* Begin *

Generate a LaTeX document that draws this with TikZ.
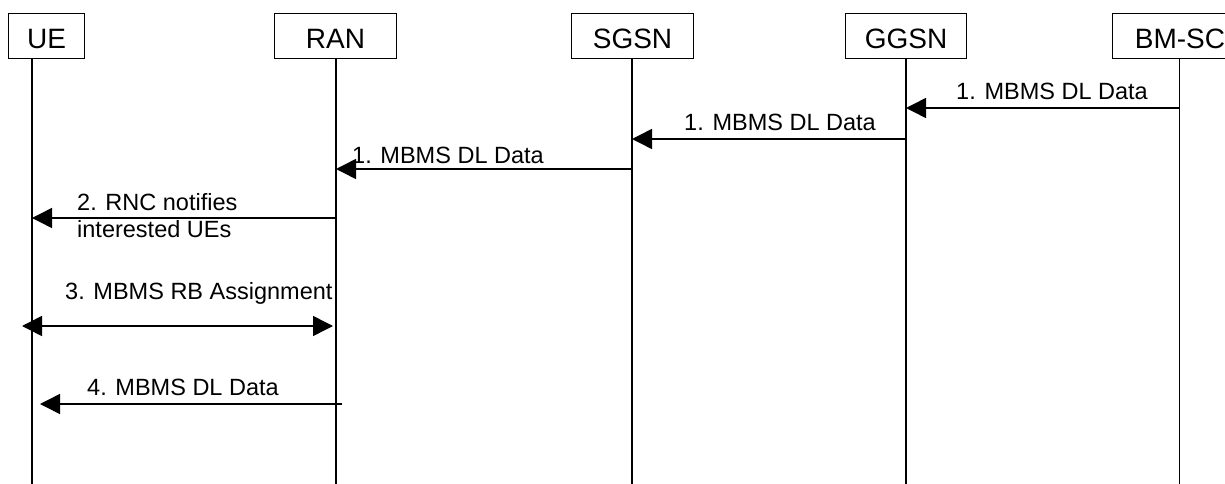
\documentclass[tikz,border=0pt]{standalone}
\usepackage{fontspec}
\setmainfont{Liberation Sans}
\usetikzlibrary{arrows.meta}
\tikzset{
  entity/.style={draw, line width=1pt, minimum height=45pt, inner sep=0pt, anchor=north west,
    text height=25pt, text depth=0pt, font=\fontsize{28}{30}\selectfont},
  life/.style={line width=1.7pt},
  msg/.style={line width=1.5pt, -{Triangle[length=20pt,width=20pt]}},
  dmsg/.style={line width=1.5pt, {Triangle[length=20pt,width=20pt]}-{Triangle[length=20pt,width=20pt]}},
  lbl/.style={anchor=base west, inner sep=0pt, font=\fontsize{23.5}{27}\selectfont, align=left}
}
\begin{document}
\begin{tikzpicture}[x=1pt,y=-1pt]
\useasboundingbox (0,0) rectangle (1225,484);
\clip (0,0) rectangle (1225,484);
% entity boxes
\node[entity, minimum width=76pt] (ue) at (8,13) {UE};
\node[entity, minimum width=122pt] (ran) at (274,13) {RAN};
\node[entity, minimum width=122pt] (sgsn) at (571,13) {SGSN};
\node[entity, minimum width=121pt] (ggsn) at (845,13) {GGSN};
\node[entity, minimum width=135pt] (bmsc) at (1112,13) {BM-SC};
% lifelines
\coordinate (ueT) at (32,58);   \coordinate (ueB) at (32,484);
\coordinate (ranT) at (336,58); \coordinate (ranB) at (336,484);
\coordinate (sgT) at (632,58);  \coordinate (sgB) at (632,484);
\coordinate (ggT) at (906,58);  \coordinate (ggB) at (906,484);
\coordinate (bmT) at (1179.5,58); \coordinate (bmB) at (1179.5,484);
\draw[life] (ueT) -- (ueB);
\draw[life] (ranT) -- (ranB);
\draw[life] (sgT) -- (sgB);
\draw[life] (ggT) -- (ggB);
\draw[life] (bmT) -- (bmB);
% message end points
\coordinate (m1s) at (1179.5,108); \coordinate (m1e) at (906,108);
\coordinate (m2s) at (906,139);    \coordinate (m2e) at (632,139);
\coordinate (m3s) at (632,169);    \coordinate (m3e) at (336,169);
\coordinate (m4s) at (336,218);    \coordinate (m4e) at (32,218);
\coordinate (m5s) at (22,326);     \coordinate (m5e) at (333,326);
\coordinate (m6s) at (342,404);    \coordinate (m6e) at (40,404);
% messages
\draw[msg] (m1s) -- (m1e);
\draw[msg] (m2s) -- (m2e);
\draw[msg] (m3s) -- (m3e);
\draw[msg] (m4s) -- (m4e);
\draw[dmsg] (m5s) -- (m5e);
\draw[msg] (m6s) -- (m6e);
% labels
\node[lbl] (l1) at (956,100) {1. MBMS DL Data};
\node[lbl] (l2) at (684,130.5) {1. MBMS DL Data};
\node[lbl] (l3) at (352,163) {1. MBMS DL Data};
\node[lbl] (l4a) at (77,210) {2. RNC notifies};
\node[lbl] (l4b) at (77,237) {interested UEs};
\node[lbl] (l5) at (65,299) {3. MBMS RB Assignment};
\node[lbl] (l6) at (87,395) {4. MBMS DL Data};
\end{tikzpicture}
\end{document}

* End *

Write the material out again exactly as it appears, dropping the pictures.

Generate a LaTeX document that draws this with TikZ.
\documentclass[tikz,border=0pt]{standalone}
\usepackage{fontspec}
\setmainfont{Liberation Sans}
\usetikzlibrary{arrows.meta}
\tikzset{
  entity/.style={draw, line width=1pt, minimum height=45pt, inner sep=0pt, anchor=north west,
    text height=25pt, text depth=0pt, font=\fontsize{28}{30}\selectfont},
  life/.style={line width=1.7pt},
  msg/.style={line width=1.5pt, -{Triangle[length=20pt,width=20pt]}},
  dmsg/.style={line width=1.5pt, {Triangle[length=20pt,width=20pt]}-{Triangle[length=20pt,width=20pt]}},
  lbl/.style={anchor=base west, inner sep=0pt, font=\fontsize{23.5}{27}\selectfont, align=left}
}
\begin{document}
\begin{tikzpicture}[x=1pt,y=-1pt]
\useasboundingbox (0,0) rectangle (1225,484);
\clip (0,0) rectangle (1225,484);
% entity boxes
\node[entity, minimum width=76pt] (ue) at (8,13) {UE};
\node[entity, minimum width=122pt] (ran) at (274,13) {RAN};
\node[entity, minimum width=122pt] (sgsn) at (571,13) {SGSN};
\node[entity, minimum width=121pt] (ggsn) at (845,13) {GGSN};
\node[entity, minimum width=135pt] (bmsc) at (1112,13) {BM-SC};
% lifelines
\coordinate (ueT) at (32,58);   \coordinate (ueB) at (32,484);
\coordinate (ranT) at (336,58); \coordinate (ranB) at (336,484);
\coordinate (sgT) at (632,58);  \coordinate (sgB) at (632,484);
\coordinate (ggT) at (906,58);  \coordinate (ggB) at (906,484);
\coordinate (bmT) at (1179.5,58); \coordinate (bmB) at (1179.5,484);
\draw[life] (ueT) -- (ueB);
\draw[life] (ranT) -- (ranB);
\draw[life] (sgT) -- (sgB);
\draw[life] (ggT) -- (ggB);
\draw[life] (bmT) -- (bmB);
% message end points
\coordinate (m1s) at (1179.5,108); \coordinate (m1e) at (906,108);
\coordinate (m2s) at (906,139);    \coordinate (m2e) at (632,139);
\coordinate (m3s) at (632,169);    \coordinate (m3e) at (336,169);
\coordinate (m4s) at (336,218);    \coordinate (m4e) at (32,218);
\coordinate (m5s) at (22,326);     \coordinate (m5e) at (333,326);
\coordinate (m6s) at (342,404);    \coordinate (m6e) at (40,404);
% messages
\draw[msg] (m1s) -- (m1e);
\draw[msg] (m2s) -- (m2e);
\draw[msg] (m3s) -- (m3e);
\draw[msg] (m4s) -- (m4e);
\draw[dmsg] (m5s) -- (m5e);
\draw[msg] (m6s) -- (m6e);
% labels
\node[lbl] (l1) at (956,100) {1. MBMS DL Data};
\node[lbl] (l2) at (684,130.5) {1. MBMS DL Data};
\node[lbl] (l3) at (352,163) {1. MBMS DL Data};
\node[lbl] (l4a) at (77,210) {2. RNC notifies};
\node[lbl] (l4b) at (77,237) {interested UEs};
\node[lbl] (l5) at (65,299) {3. MBMS RB Assignment};
\node[lbl] (l6) at (87,395) {4. MBMS DL Data};
\end{tikzpicture}
\end{document}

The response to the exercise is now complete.